Check each line of the material below, and copy it if it holds the string "this".

━━━━

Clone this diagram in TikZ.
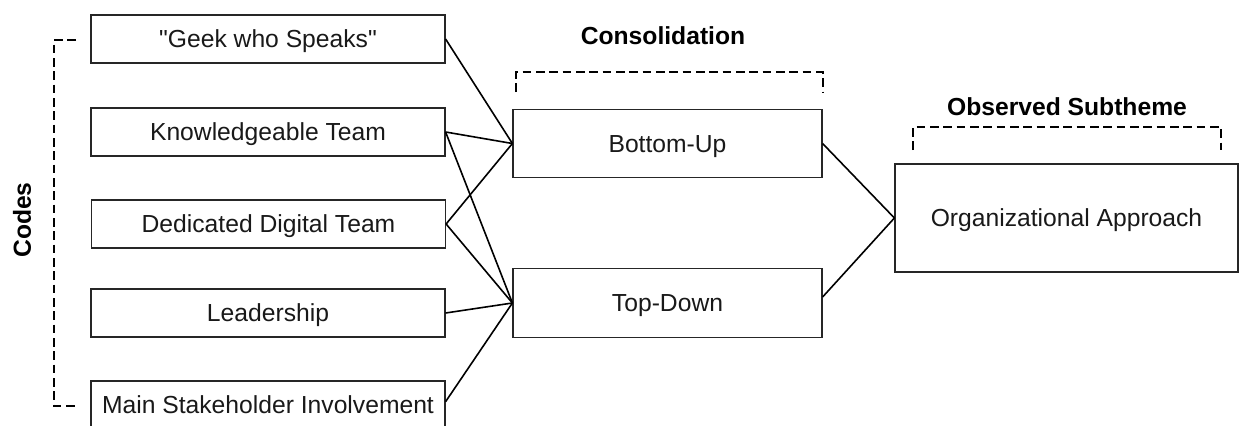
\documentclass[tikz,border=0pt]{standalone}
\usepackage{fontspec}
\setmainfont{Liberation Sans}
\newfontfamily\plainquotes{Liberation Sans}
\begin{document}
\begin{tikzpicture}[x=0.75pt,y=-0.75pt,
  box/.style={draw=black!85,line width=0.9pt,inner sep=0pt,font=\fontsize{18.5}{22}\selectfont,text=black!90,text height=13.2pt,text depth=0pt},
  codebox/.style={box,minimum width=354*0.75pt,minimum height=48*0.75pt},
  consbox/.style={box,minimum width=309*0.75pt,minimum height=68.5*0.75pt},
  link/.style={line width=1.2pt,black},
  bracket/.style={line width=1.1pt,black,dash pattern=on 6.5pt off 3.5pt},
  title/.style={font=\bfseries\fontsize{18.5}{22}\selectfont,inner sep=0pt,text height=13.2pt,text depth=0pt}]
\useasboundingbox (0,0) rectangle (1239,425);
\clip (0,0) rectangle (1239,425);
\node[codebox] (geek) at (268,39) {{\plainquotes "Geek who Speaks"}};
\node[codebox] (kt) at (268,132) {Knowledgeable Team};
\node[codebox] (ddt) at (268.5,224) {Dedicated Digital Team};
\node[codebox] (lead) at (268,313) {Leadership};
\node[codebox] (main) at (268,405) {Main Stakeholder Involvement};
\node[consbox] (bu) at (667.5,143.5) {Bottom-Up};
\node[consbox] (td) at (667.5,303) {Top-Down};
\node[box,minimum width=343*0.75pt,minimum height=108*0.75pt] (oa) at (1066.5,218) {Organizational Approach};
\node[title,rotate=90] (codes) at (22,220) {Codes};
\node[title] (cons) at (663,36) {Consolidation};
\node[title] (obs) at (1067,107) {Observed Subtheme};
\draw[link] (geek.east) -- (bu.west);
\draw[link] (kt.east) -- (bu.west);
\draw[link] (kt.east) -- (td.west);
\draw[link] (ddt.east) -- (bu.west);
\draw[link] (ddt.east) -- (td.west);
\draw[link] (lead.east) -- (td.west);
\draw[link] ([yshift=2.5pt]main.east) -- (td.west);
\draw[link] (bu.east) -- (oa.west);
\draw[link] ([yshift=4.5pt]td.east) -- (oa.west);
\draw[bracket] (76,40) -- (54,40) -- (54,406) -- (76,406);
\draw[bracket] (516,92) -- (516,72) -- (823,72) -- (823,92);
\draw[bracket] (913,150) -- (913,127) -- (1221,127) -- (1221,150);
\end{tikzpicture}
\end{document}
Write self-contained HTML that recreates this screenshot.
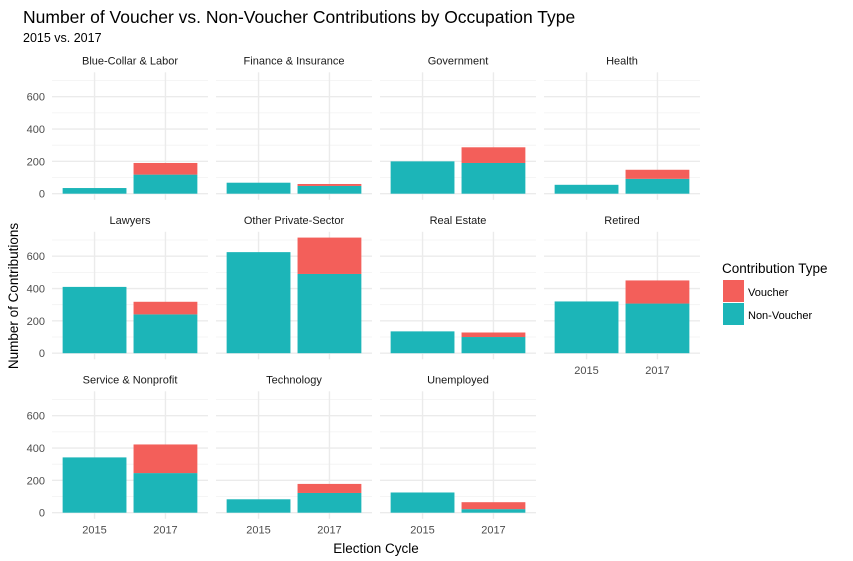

━━━━

- OUTPUT OF THE TASK -
Clone this diagram in TikZ.
Write self-contained HTML that recreates this screenshot.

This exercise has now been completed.